Britain’s public finances came under pressure last month as official figures showed the highest October borrowing for five years in a “sobering backdrop” to election pledges to ramp up spending.
The Office for National Statistics (ONS) said public sector net borrowing, excluding state-owned banks, rose by £2.3 billion year-on-year to £11.2 billion last month.
Borrowing in the first seven months of the financial year so far stands at £46.3 billion, £4.3 billion or 10% more year-on-year.
Increase public spending
The figures come as Prime Minister Boris Johnson’s Conservative Party and opposition party Labour have both promised to increase public spending if they win the General Election on December 12.
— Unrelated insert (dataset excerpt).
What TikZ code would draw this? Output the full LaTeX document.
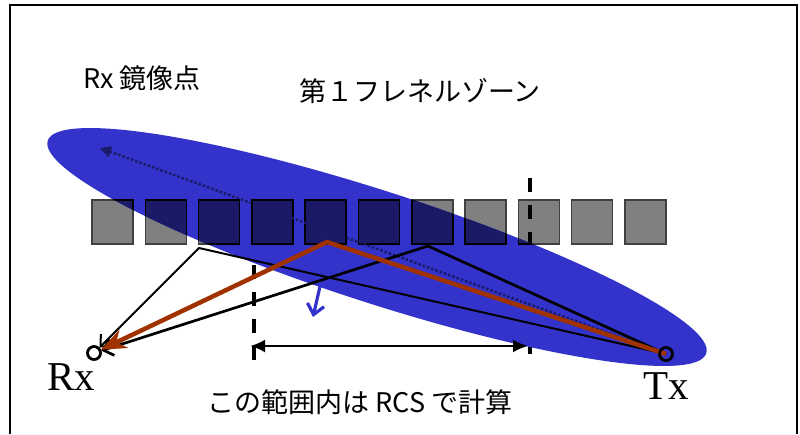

The Resolution Foundation think tank claimed the state of the public finances will hold back spending plans or tax cuts for whichever party emerges victorious.
James Smith, research director at the Resolution Foundation, said: “The 2019 public finances deterioration provides a sobering backdrop to manifesto launches this week, alongside a wider weaker outlook for both domestic and global growth next year.
“With all main parties committed to balancing the books on current spending, this deterioration should be a reminder to whoever wins the election that the state of the public finances will continue to be a constraint on plans for higher public service spending or tax cuts in the next parliament.”
The Conservatives have committed to a borrowing limit of 3% of GDP, while Labour’s plans suggest the overall deficit would be likely to rise to about 4% of GDP towards the end of a five-year parliamentary term, according to experts.#
Loosening fiscal purse
But Howard Archer, chief UK economic adviser to the EY Item Club, said the higher October borrowing “will not deter the next government from loosening fiscal purse strings”.
Samuel Tombs, from Pantheon Macroeconomics, said the rise in October borrowing was softened by a £4 billion downward revision to the total for the first six months of 2019-20.
He said full-year borrowing should now hit around £45.6 billion overall and 2% of GDP.
“Looking ahead, scope remains for fiscal stimulus next year, regardless of which party wins the upcoming election,” he said.
The ONS figures showed revenues from corporation tax dropped 6.2% or £300 million in October – the largest annual drop seen in October for four years.
But value added tax (VAT) lifted £600 million and income-related tax rose £300 million as a rise in national insurance contributions offset a drop in income tax receipts.
National debt now stands at 80.4% of gross domestic product (GDP), down from 81.5% a year earlier, according to the ONS.